There’s an old text adventure game called Knight Orc that is really awesome and worth playing. Any “abandonware” should have it and it has some simple scenery graphics too. The game opens up with you, the titular Knight Orc coming to after a night of partying with friends and finding yourself forced into a jousting tournament with a bunch of hostile humans and having to deal that. Anyway it was ambitious for the time because many of the NPCs move around on a schedule and also because the story has the Orc figuring out how to travel between his world and the “real world” where he finds out that he and most of his friends are NPCs in an MMO and you spend the rest of the game going in and out of the game and the real world to convince your pals to escape it with you. This game is from 1987.
I feel like I saw a different than the rest of the world because Bright was fine to me. Not amazing but not even close to the disaster level impression of it I got from folks. It’s good enough to have on while doing something else if you want an orc media thing to check off.

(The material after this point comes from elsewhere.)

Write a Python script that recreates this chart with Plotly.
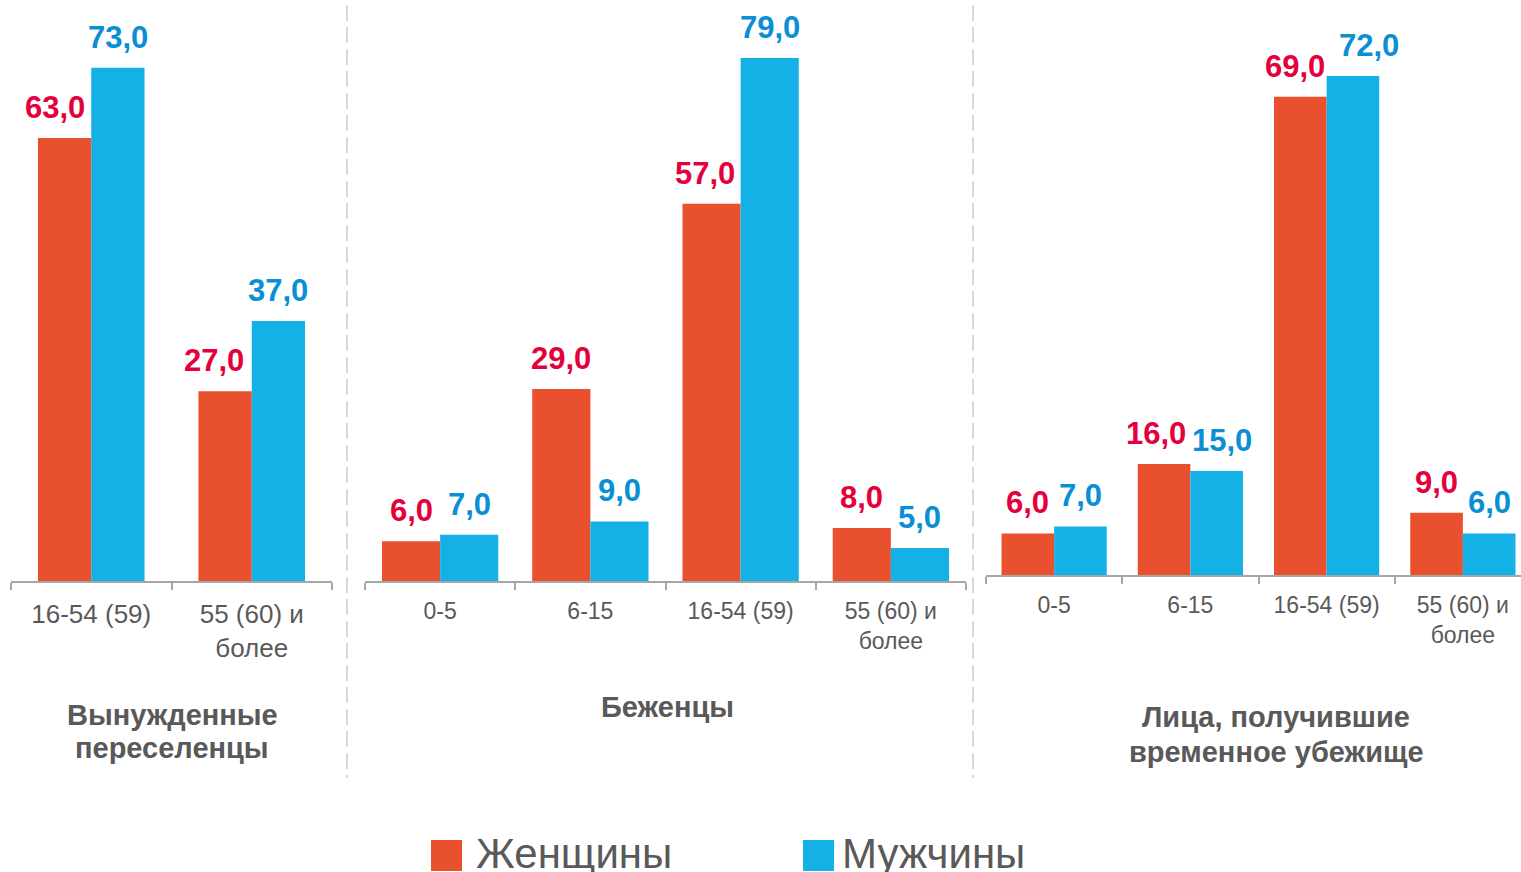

“Snuff” by Terry Pratchett. The goblin isnt THE main character, because vimes is, but she is around a lot and the plot revolves around goblins.
Trolls and dwarfs are a major part of all the city watch books, but Men at Arms spends a lot of time on them. Also Thud.
Nine Goblins by T. Kingfisher is a short novel about a goblin warband trapped behind enemy lines. It’s much funnier than that sounds.
Since @vehemently mentioned Goblin Quest i am also going to suggest this actual play session of it, done by the great podcast group Six Feats Under and Grant Howitt. The actual session is the one titled “hootenanny hijack” and it is a grand old time.
RE:_Monster, another one of those reborn in a game fantasy world light novels (I read some of the manga version). The main character is an esper from another world who dies and gets reborn as a goblin, and gets lucky as he retains his memories and gets powerful dark magic.
It’s difficult to recommend because while I really enjoy the world building and seeing how the character solves problems through the first person narration, it suffers from a lot of the usual LN problems, what with the harem power fantasy stuff and the main character leaning a bit on the amoral side, not to mention edgy and gross detail like (CW: Sexual Assault) the cave of human sex slaves the goblins keep to breed, though at least the main character does see this as horrible and stops the practice.
If it ever gets an anime adaptation and they remove that crap (which wouldn’t be hard), I’d say that would be worth a watch.
As a Troika developed rpg, it’s an absolute mess to play, and I’m sure it has its fair share of iffy politics which I never got far enough (AKA made it out if the first town) to see, but Arcanum: Of Steamworks and Magick Obscura allows you to play as orcs and half-ogre’s and still has an absolutely killer hook. Imagine: a Tolkein inspired high fantasy world where we humans have had our industrial revolution.
The Goblin Emperor is an excellent novel that touches on racism and classism and court politics in excellent ways. It’s also a standalone novel so it’s entirely self-contained.